# UK Primary Teacher Work in USA



## Fmorrison19898 (Jul 1, 2012)

Hello,

I'm just about to start a PGCE in Primary Education, but my goal is to live and work in America as a special needed primary teacher. I was just wondering if anyone had any advice on how best to do this? Is it advisable to train in the UK and then move? Or should I aim to train in the states? What would be the best route to do this? Is there a similar student finance in place like the UK? Idnprefer to train in the UK if that is possible.

Once I'd trained though, what would be the best route to go down to teach in America? It'd just be myself moving, and I'm a 23 y/o single female if that information helps?

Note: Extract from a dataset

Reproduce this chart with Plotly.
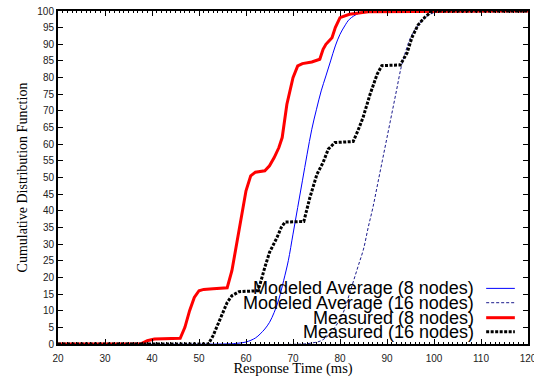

Thank you in advance for any help you could offer, and apologies for all of the questions! 

Fiona


----------



## Davis1 (Feb 20, 2009)

Fmorrison19898 said:


> Hello,
> 
> I'm just about to start a PGCE in Primary Education, but my goal is to live and work in America as a special needed primary teacher. I was just wondering if anyone had any advice on how best to do this? Is it advisable to train in the UK and then move? Or should I aim to train in the states? What would be the best route to do this? Is there a similar student finance in place like the UK? Idnprefer to train in the UK if that is possible.
> 
> ...


In the current recession there are many out of work teachers in all fields ..
the possibility of being sponsored for an H1B is not good at this time 
but afew years down the line who knows


----------



## Fmorrison19898 (Jul 1, 2012)

Davis1 said:


> In the current recession there are many out of work teachers in all fields ..
> the possibility of being sponsored for an H1B is not good at this time
> but afew years down the line who knows



Thank you for replying so quickly, I think I'll go ahead with my training and keep looking for future possibilities


----------



## Bevdeforges (Nov 16, 2007)

Another thing to know is that teacher licensing is on a state by state basis in the US. Look up the Department of Education for any of the states to get an idea how they handle licensing - but most states these days require you to get a masters' degree within a few years of starting out.
Cheers,
Bev


----------



## twostep (Apr 3, 2008)

We had a poster who accepted an offer of a British or International school in Boston. Her credentials were impressive. Use the search function she may be open to networking.


----------



## UKUSA2012 (Jun 25, 2012)

Fmorrison19898 said:


> Hello,
> 
> I'm just about to start a PGCE in Primary Education, but my goal is to live and work in America as a special needed primary teacher. I was just wondering if anyone had any advice on how best to do this? Is it advisable to train in the UK and then move? Or should I aim to train in the states? What would be the best route to do this? Is there a similar student finance in place like the UK? Idnprefer to train in the UK if that is possible.
> 
> ...


As a special ed teacher who moved to the US I will say there are jobs. However, without a cert or visa or social security number they will be hard to apply for. I would study in the UK and then come to the US for your masters. This will get you a work visa as well. Then you'll have the SS number and then you can get your teaching qualifications via a process through an assessor (be sure to check requirements before you come over, especially time needed to teach in the UK). If your lucky you'll pick up a job. Don't worry about people who say there aren't jobs - special ed is not Social Studies and if you don't care where you live, youll be fine. Good luck!


----------